## DIRECTIONS
Please transcribe the data below exactly. Leave the pictures out.

──────── RAW DATA

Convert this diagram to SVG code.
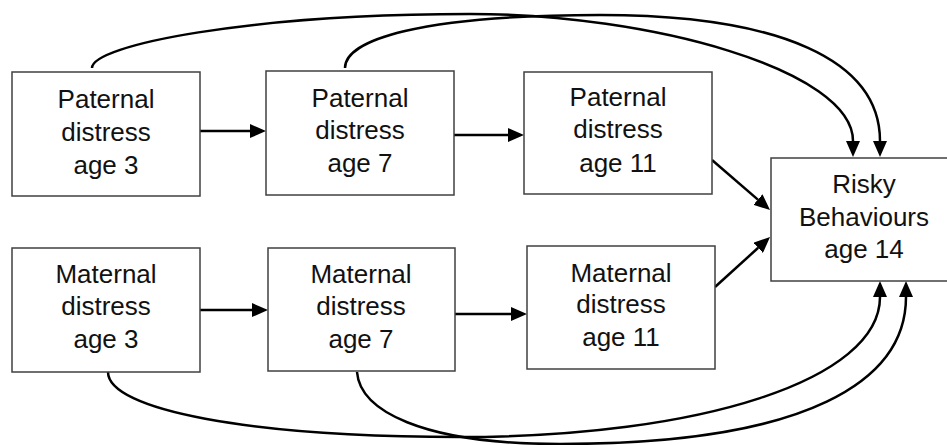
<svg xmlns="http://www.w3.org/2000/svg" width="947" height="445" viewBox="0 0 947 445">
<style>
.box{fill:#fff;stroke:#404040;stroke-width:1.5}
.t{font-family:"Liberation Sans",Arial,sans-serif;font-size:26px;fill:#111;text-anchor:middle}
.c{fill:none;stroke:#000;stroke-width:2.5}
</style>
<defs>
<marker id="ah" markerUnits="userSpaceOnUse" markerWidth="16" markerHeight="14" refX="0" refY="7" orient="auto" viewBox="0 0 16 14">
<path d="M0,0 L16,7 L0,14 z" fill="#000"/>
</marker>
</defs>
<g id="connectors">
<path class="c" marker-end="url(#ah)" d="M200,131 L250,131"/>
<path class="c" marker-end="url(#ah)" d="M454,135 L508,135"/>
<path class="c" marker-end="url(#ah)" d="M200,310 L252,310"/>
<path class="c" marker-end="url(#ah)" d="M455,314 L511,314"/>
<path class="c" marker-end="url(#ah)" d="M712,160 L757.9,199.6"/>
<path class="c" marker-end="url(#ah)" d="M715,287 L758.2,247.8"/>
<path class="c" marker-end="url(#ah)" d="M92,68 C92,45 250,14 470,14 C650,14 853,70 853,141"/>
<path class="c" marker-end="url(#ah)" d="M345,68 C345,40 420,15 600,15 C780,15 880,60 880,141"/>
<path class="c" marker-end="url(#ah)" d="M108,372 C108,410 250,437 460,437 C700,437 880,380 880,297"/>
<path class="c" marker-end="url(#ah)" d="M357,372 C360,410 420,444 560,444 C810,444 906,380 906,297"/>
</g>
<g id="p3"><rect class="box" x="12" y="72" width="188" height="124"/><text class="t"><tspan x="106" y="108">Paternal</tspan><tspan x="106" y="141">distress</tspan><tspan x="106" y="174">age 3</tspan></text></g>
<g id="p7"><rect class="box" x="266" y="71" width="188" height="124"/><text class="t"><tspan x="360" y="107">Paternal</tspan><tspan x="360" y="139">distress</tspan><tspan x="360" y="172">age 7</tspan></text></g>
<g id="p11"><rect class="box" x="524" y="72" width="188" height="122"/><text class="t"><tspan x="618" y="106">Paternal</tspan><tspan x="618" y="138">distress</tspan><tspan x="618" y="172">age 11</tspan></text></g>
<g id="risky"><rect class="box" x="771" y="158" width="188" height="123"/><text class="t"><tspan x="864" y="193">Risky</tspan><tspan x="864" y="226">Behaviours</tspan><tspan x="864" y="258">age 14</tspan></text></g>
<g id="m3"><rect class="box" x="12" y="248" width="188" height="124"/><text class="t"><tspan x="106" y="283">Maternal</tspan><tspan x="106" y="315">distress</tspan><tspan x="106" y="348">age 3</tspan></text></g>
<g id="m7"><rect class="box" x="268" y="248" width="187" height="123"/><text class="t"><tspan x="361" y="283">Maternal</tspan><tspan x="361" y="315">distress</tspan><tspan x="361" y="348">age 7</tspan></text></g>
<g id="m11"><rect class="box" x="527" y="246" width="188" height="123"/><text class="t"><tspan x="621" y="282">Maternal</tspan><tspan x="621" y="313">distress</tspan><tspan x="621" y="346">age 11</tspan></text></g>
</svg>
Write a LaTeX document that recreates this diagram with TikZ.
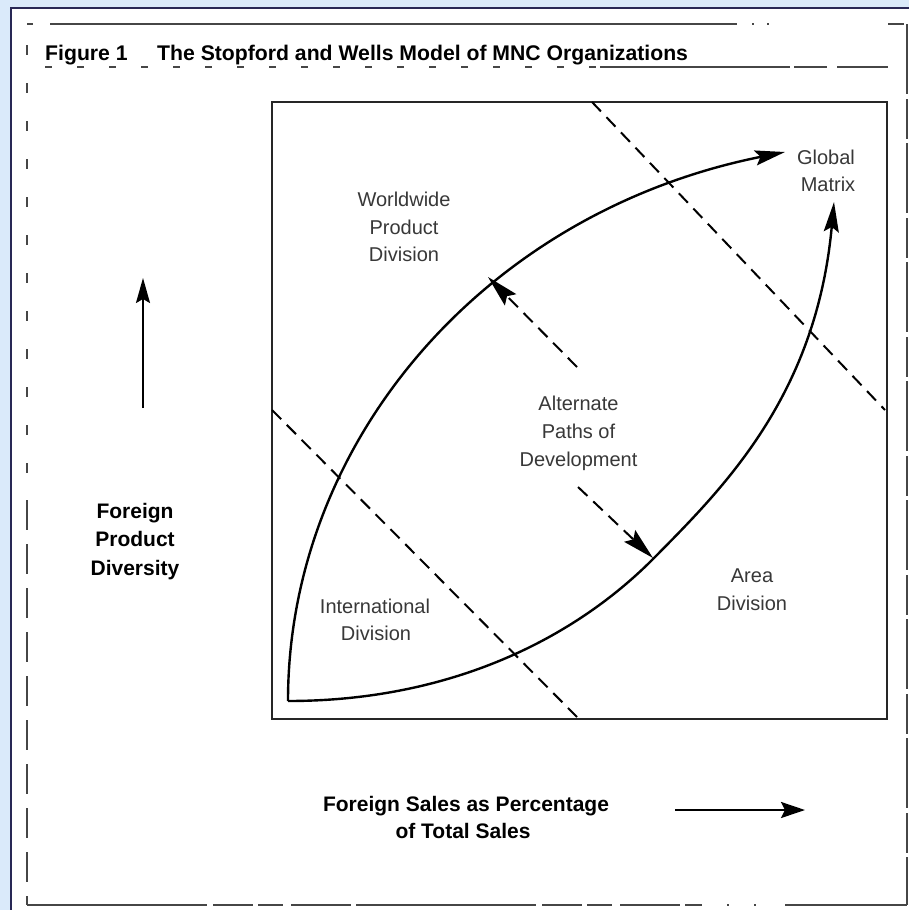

────────────────

## CORRECT RESPONSE
Convert this diagram to SVG code.
<svg xmlns="http://www.w3.org/2000/svg" width="947" height="445" viewBox="0 0 947 445">
<style>
.box{fill:#fff;stroke:#404040;stroke-width:1.5}
.t{font-family:"Liberation Sans",Arial,sans-serif;font-size:26px;fill:#111;text-anchor:middle}
.c{fill:none;stroke:#000;stroke-width:2.5}
</style>
<defs>
<marker id="ah" markerUnits="userSpaceOnUse" markerWidth="16" markerHeight="14" refX="0" refY="7" orient="auto" viewBox="0 0 16 14">
<path d="M0,0 L16,7 L0,14 z" fill="#000"/>
</marker>
</defs>
<g id="connectors">
<path class="c" marker-end="url(#ah)" d="M200,131 L250,131"/>
<path class="c" marker-end="url(#ah)" d="M454,135 L508,135"/>
<path class="c" marker-end="url(#ah)" d="M200,310 L252,310"/>
<path class="c" marker-end="url(#ah)" d="M455,314 L511,314"/>
<path class="c" marker-end="url(#ah)" d="M712,160 L757.9,199.6"/>
<path class="c" marker-end="url(#ah)" d="M715,287 L758.2,247.8"/>
<path class="c" marker-end="url(#ah)" d="M92,68 C92,45 250,14 470,14 C650,14 853,70 853,141"/>
<path class="c" marker-end="url(#ah)" d="M345,68 C345,40 420,15 600,15 C780,15 880,60 880,141"/>
<path class="c" marker-end="url(#ah)" d="M108,372 C108,410 250,437 460,437 C700,437 880,380 880,297"/>
<path class="c" marker-end="url(#ah)" d="M357,372 C360,410 420,444 560,444 C810,444 906,380 906,297"/>
</g>
<g id="p3"><rect class="box" x="12" y="72" width="188" height="124"/><text class="t"><tspan x="106" y="108">Paternal</tspan><tspan x="106" y="141">distress</tspan><tspan x="106" y="174">age 3</tspan></text></g>
<g id="p7"><rect class="box" x="266" y="71" width="188" height="124"/><text class="t"><tspan x="360" y="107">Paternal</tspan><tspan x="360" y="139">distress</tspan><tspan x="360" y="172">age 7</tspan></text></g>
<g id="p11"><rect class="box" x="524" y="72" width="188" height="122"/><text class="t"><tspan x="618" y="106">Paternal</tspan><tspan x="618" y="138">distress</tspan><tspan x="618" y="172">age 11</tspan></text></g>
<g id="risky"><rect class="box" x="771" y="158" width="188" height="123"/><text class="t"><tspan x="864" y="193">Risky</tspan><tspan x="864" y="226">Behaviours</tspan><tspan x="864" y="258">age 14</tspan></text></g>
<g id="m3"><rect class="box" x="12" y="248" width="188" height="124"/><text class="t"><tspan x="106" y="283">Maternal</tspan><tspan x="106" y="315">distress</tspan><tspan x="106" y="348">age 3</tspan></text></g>
<g id="m7"><rect class="box" x="268" y="248" width="187" height="123"/><text class="t"><tspan x="361" y="283">Maternal</tspan><tspan x="361" y="315">distress</tspan><tspan x="361" y="348">age 7</tspan></text></g>
<g id="m11"><rect class="box" x="527" y="246" width="188" height="123"/><text class="t"><tspan x="621" y="282">Maternal</tspan><tspan x="621" y="313">distress</tspan><tspan x="621" y="346">age 11</tspan></text></g>
</svg>
Write a LaTeX document that recreates this diagram with TikZ.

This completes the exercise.